GOAL:
Pictures stay out of the copy; restate everything else in the material exactly.
======== DATA PROVIDED ========
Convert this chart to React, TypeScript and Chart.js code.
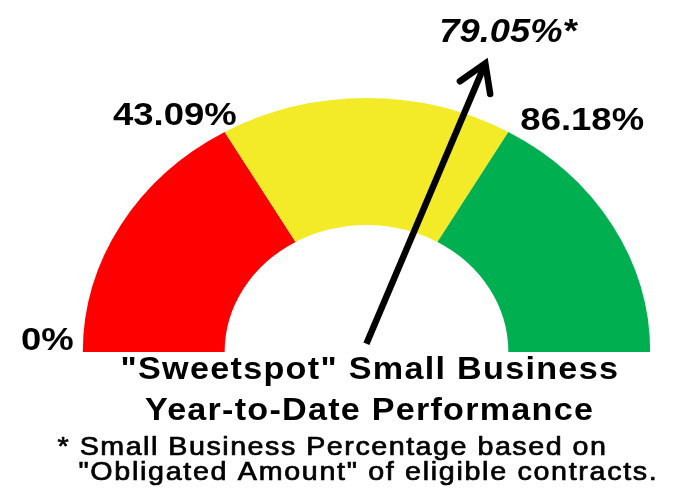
import React, { useEffect, useRef } from 'react';
import { Chart, registerables } from 'chart.js';

Chart.register(...registerables);

// ---- data ----
const bandLabels = ['0%', '43.09%', '86.18%'];
const bandSizes = [43.09, 43.09, 43.09];
const bandColors = ['#FF0000', '#F3EB27', '#00B050'];
const currentValue = 79.05;
const currentLabel = '79.05%*';
const titleLines = ['"Sweetspot" Small Business', 'Year-to-Date Performance'];
const footnoteLines = [
  '* Small Business Percentage based on',
  '"Obligated Amount" of eligible contracts.',
];

// ---- style ----
const SQUASH = 0.895;
const FONT = 'Arial, "Liberation Sans", Helvetica, sans-serif';
const STRETCH = 1.12;

function drawText(
  ctx: CanvasRenderingContext2D,
  text: string,
  x: number,
  y: number,
  font: string,
  sx: number,
  spacing: number,
  align: CanvasTextAlign,
  thicken = 0
) {
  ctx.save();
  ctx.font = font;
  ctx.fillStyle = '#000';
  ctx.strokeStyle = '#000';
  ctx.textBaseline = 'alphabetic';
  ctx.textAlign = align;
  if ('letterSpacing' in ctx) (ctx as any).letterSpacing = spacing + 'px';
  ctx.translate(x, y);
  ctx.scale(sx, 1);
  ctx.fillText(text, 0, 0);
  if (thicken > 0) {
    ctx.lineWidth = thicken;
    ctx.lineJoin = 'round';
    ctx.strokeText(text, 0, 0);
  }
  ctx.restore();
}

const gaugePlugin = {
  id: 'gaugeExtras',
  beforeDatasetsDraw(chart: any) {
    const arc = chart.getDatasetMeta(0).data[0];
    const ctx: CanvasRenderingContext2D = chart.ctx;
    ctx.save();
    ctx.translate(arc.x, arc.y);
    ctx.scale(1, SQUASH);
    ctx.translate(-arc.x, -arc.y);
  },
  afterDatasetsDraw(chart: any) {
    const ctx: CanvasRenderingContext2D = chart.ctx;
    ctx.restore();
    const arcs = chart.getDatasetMeta(0).data;
    const cx = arcs[0].x;
    const cy = arcs[0].y;
    const R = arcs[0].outerRadius;
    const px = (a: number, f: number) => cx + Math.cos(a) * R * f;
    const py = (a: number, f: number) => cy + Math.sin(a) * R * SQUASH * f;

    // band labels at band start boundaries
    const labelFont = `bold 32px ${FONT}`;
    arcs.forEach((arc: any, i: number) => {
      const a = arc.startAngle;
      const x = px(a, 1);
      const y = py(a, 1);
      if (i === 0) drawText(ctx, bandLabels[i], x - 9, y - 2, labelFont, 1.14, 0, 'right');
      else if (i === 1) drawText(ctx, bandLabels[i], x + 12, y - 7, labelFont, 1.14, 0, 'right');
      else drawText(ctx, bandLabels[i], x + 12, y - 2, labelFont, 1.14, 0, 'left');
    });

    // needle angle from value
    let acc = 0;
    let ang = arcs[0].startAngle;
    for (let i = 0; i < bandSizes.length; i++) {
      if (currentValue <= acc + bandSizes[i] || i === bandSizes.length - 1) {
        const arc = arcs[i];
        ang = arc.startAngle + ((currentValue - acc) / bandSizes[i]) * (arc.endAngle - arc.startAngle);
        break;
      }
      acc += bandSizes[i];
    }
    const bx = px(ang, 0.03) - 3;
    const by = py(ang, 0.03) - 1;
    const tx = px(ang, 1.21) + 1;
    const ty = py(ang, 1.21);
    const len = Math.hypot(tx - bx, ty - by);
    const ux = (tx - bx) / len;
    const uy = (ty - by) / len;

    ctx.save();
    ctx.strokeStyle = '#000';
    ctx.lineWidth = 6.5;
    ctx.lineCap = 'butt';
    ctx.beginPath();
    ctx.moveTo(bx, by);
    ctx.lineTo(tx - ux * 3, ty - uy * 3);
    ctx.stroke();
    // arrow head
    const wing = 31;
    const th = (32 * Math.PI) / 180;
    const backX = -ux;
    const backY = -uy;
    const w1x = backX * Math.cos(th) - backY * Math.sin(th);
    const w1y = backX * Math.sin(th) + backY * Math.cos(th);
    const w2x = backX * Math.cos(-th) - backY * Math.sin(-th);
    const w2y = backX * Math.sin(-th) + backY * Math.cos(-th);
    ctx.lineWidth = 6.5;
    ctx.lineJoin = 'miter';
    ctx.lineCap = 'round';
    ctx.beginPath();
    ctx.moveTo(tx + w1x * wing, ty + w1y * wing);
    ctx.lineTo(tx, ty);
    ctx.lineTo(tx + w2x * wing, ty + w2y * wing);
    ctx.stroke();
    ctx.restore();

    // current value label
    drawText(ctx, currentLabel, tx - 46, ty - 21, `italic bold 33px ${FONT}`, 1.1, 0, 'left');

    // title
    const titleFont = `bold 30.5px ${FONT}`;
    drawText(ctx, titleLines[0], 120.5, 378.5, titleFont, STRETCH, 1.15, 'left');
    drawText(ctx, titleLines[1], 145, 420, titleFont, STRETCH, 1.1, 'left');

    // footnote
    const noteFont = `25.6px ${FONT}`;
    drawText(ctx, footnoteLines[0], 57.5, 455, noteFont, STRETCH, 1.35, 'left', 0.7);
    drawText(ctx, footnoteLines[1], 78.5, 480, noteFont, STRETCH, 1.5, 'left', 0.7);
  },
};

export default function App() {
  const ref = useRef<HTMLCanvasElement | null>(null);
  useEffect(() => {
    if (!ref.current) return;
    const chart = new Chart(ref.current, {
      type: 'doughnut',
      data: {
        labels: bandLabels,
        datasets: [
          {
            data: bandSizes,
            backgroundColor: bandColors,
            borderWidth: 0,
          },
        ],
      },
      options: {
        responsive: false,
        animation: false,
        rotation: -90,
        circumference: 180,
        cutout: '50%',
        radius: 283.7,
        layout: { padding: { left: 60, right: 0, top: 0, bottom: 76.7 } },
        plugins: {
          legend: { display: false },
          tooltip: { enabled: false },
          title: { display: false },
        },
        events: [],
      },
      plugins: [gaugePlugin],
    });
    return () => chart.destroy();
  }, []);
  return (
    <div
      style={{
        position: 'absolute',
        left: 0,
        top: 0,
        width: 673,
        height: 497,
        background: '#fff',
      }}
    >
      <canvas ref={ref} width={673} height={497} style={{ display: 'block' }} />
    </div>
  );
}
========
RESULT OF THE TASK:
Convert this chart to React, TypeScript and Chart.js code.
import React, { useEffect, useRef } from 'react';
import { Chart, registerables } from 'chart.js';

Chart.register(...registerables);

// ---- data ----
const bandLabels = ['0%', '43.09%', '86.18%'];
const bandSizes = [43.09, 43.09, 43.09];
const bandColors = ['#FF0000', '#F3EB27', '#00B050'];
const currentValue = 79.05;
const currentLabel = '79.05%*';
const titleLines = ['"Sweetspot" Small Business', 'Year-to-Date Performance'];
const footnoteLines = [
  '* Small Business Percentage based on',
  '"Obligated Amount" of eligible contracts.',
];

// ---- style ----
const SQUASH = 0.895;
const FONT = 'Arial, "Liberation Sans", Helvetica, sans-serif';
const STRETCH = 1.12;

function drawText(
  ctx: CanvasRenderingContext2D,
  text: string,
  x: number,
  y: number,
  font: string,
  sx: number,
  spacing: number,
  align: CanvasTextAlign,
  thicken = 0
) {
  ctx.save();
  ctx.font = font;
  ctx.fillStyle = '#000';
  ctx.strokeStyle = '#000';
  ctx.textBaseline = 'alphabetic';
  ctx.textAlign = align;
  if ('letterSpacing' in ctx) (ctx as any).letterSpacing = spacing + 'px';
  ctx.translate(x, y);
  ctx.scale(sx, 1);
  ctx.fillText(text, 0, 0);
  if (thicken > 0) {
    ctx.lineWidth = thicken;
    ctx.lineJoin = 'round';
    ctx.strokeText(text, 0, 0);
  }
  ctx.restore();
}

const gaugePlugin = {
  id: 'gaugeExtras',
  beforeDatasetsDraw(chart: any) {
    const arc = chart.getDatasetMeta(0).data[0];
    const ctx: CanvasRenderingContext2D = chart.ctx;
    ctx.save();
    ctx.translate(arc.x, arc.y);
    ctx.scale(1, SQUASH);
    ctx.translate(-arc.x, -arc.y);
  },
  afterDatasetsDraw(chart: any) {
    const ctx: CanvasRenderingContext2D = chart.ctx;
    ctx.restore();
    const arcs = chart.getDatasetMeta(0).data;
    const cx = arcs[0].x;
    const cy = arcs[0].y;
    const R = arcs[0].outerRadius;
    const px = (a: number, f: number) => cx + Math.cos(a) * R * f;
    const py = (a: number, f: number) => cy + Math.sin(a) * R * SQUASH * f;

    // band labels at band start boundaries
    const labelFont = `bold 32px ${FONT}`;
    arcs.forEach((arc: any, i: number) => {
      const a = arc.startAngle;
      const x = px(a, 1);
      const y = py(a, 1);
      if (i === 0) drawText(ctx, bandLabels[i], x - 9, y - 2, labelFont, 1.14, 0, 'right');
      else if (i === 1) drawText(ctx, bandLabels[i], x + 12, y - 7, labelFont, 1.14, 0, 'right');
      else drawText(ctx, bandLabels[i], x + 12, y - 2, labelFont, 1.14, 0, 'left');
    });

    // needle angle from value
    let acc = 0;
    let ang = arcs[0].startAngle;
    for (let i = 0; i < bandSizes.length; i++) {
      if (currentValue <= acc + bandSizes[i] || i === bandSizes.length - 1) {
        const arc = arcs[i];
        ang = arc.startAngle + ((currentValue - acc) / bandSizes[i]) * (arc.endAngle - arc.startAngle);
        break;
      }
      acc += bandSizes[i];
    }
    const bx = px(ang, 0.03) - 3;
    const by = py(ang, 0.03) - 1;
    const tx = px(ang, 1.21) + 1;
    const ty = py(ang, 1.21);
    const len = Math.hypot(tx - bx, ty - by);
    const ux = (tx - bx) / len;
    const uy = (ty - by) / len;

    ctx.save();
    ctx.strokeStyle = '#000';
    ctx.lineWidth = 6.5;
    ctx.lineCap = 'butt';
    ctx.beginPath();
    ctx.moveTo(bx, by);
    ctx.lineTo(tx - ux * 3, ty - uy * 3);
    ctx.stroke();
    // arrow head
    const wing = 31;
    const th = (32 * Math.PI) / 180;
    const backX = -ux;
    const backY = -uy;
    const w1x = backX * Math.cos(th) - backY * Math.sin(th);
    const w1y = backX * Math.sin(th) + backY * Math.cos(th);
    const w2x = backX * Math.cos(-th) - backY * Math.sin(-th);
    const w2y = backX * Math.sin(-th) + backY * Math.cos(-th);
    ctx.lineWidth = 6.5;
    ctx.lineJoin = 'miter';
    ctx.lineCap = 'round';
    ctx.beginPath();
    ctx.moveTo(tx + w1x * wing, ty + w1y * wing);
    ctx.lineTo(tx, ty);
    ctx.lineTo(tx + w2x * wing, ty + w2y * wing);
    ctx.stroke();
    ctx.restore();

    // current value label
    drawText(ctx, currentLabel, tx - 46, ty - 21, `italic bold 33px ${FONT}`, 1.1, 0, 'left');

    // title
    const titleFont = `bold 30.5px ${FONT}`;
    drawText(ctx, titleLines[0], 120.5, 378.5, titleFont, STRETCH, 1.15, 'left');
    drawText(ctx, titleLines[1], 145, 420, titleFont, STRETCH, 1.1, 'left');

    // footnote
    const noteFont = `25.6px ${FONT}`;
    drawText(ctx, footnoteLines[0], 57.5, 455, noteFont, STRETCH, 1.35, 'left', 0.7);
    drawText(ctx, footnoteLines[1], 78.5, 480, noteFont, STRETCH, 1.5, 'left', 0.7);
  },
};

export default function App() {
  const ref = useRef<HTMLCanvasElement | null>(null);
  useEffect(() => {
    if (!ref.current) return;
    const chart = new Chart(ref.current, {
      type: 'doughnut',
      data: {
        labels: bandLabels,
        datasets: [
          {
            data: bandSizes,
            backgroundColor: bandColors,
            borderWidth: 0,
          },
        ],
      },
      options: {
        responsive: false,
        animation: false,
        rotation: -90,
        circumference: 180,
        cutout: '50%',
        radius: 283.7,
        layout: { padding: { left: 60, right: 0, top: 0, bottom: 76.7 } },
        plugins: {
          legend: { display: false },
          tooltip: { enabled: false },
          title: { display: false },
        },
        events: [],
      },
      plugins: [gaugePlugin],
    });
    return () => chart.destroy();
  }, []);
  return (
    <div
      style={{
        position: 'absolute',
        left: 0,
        top: 0,
        width: 673,
        height: 497,
        background: '#fff',
      }}
    >
      <canvas ref={ref} width={673} height={497} style={{ display: 'block' }} />
    </div>
  );
}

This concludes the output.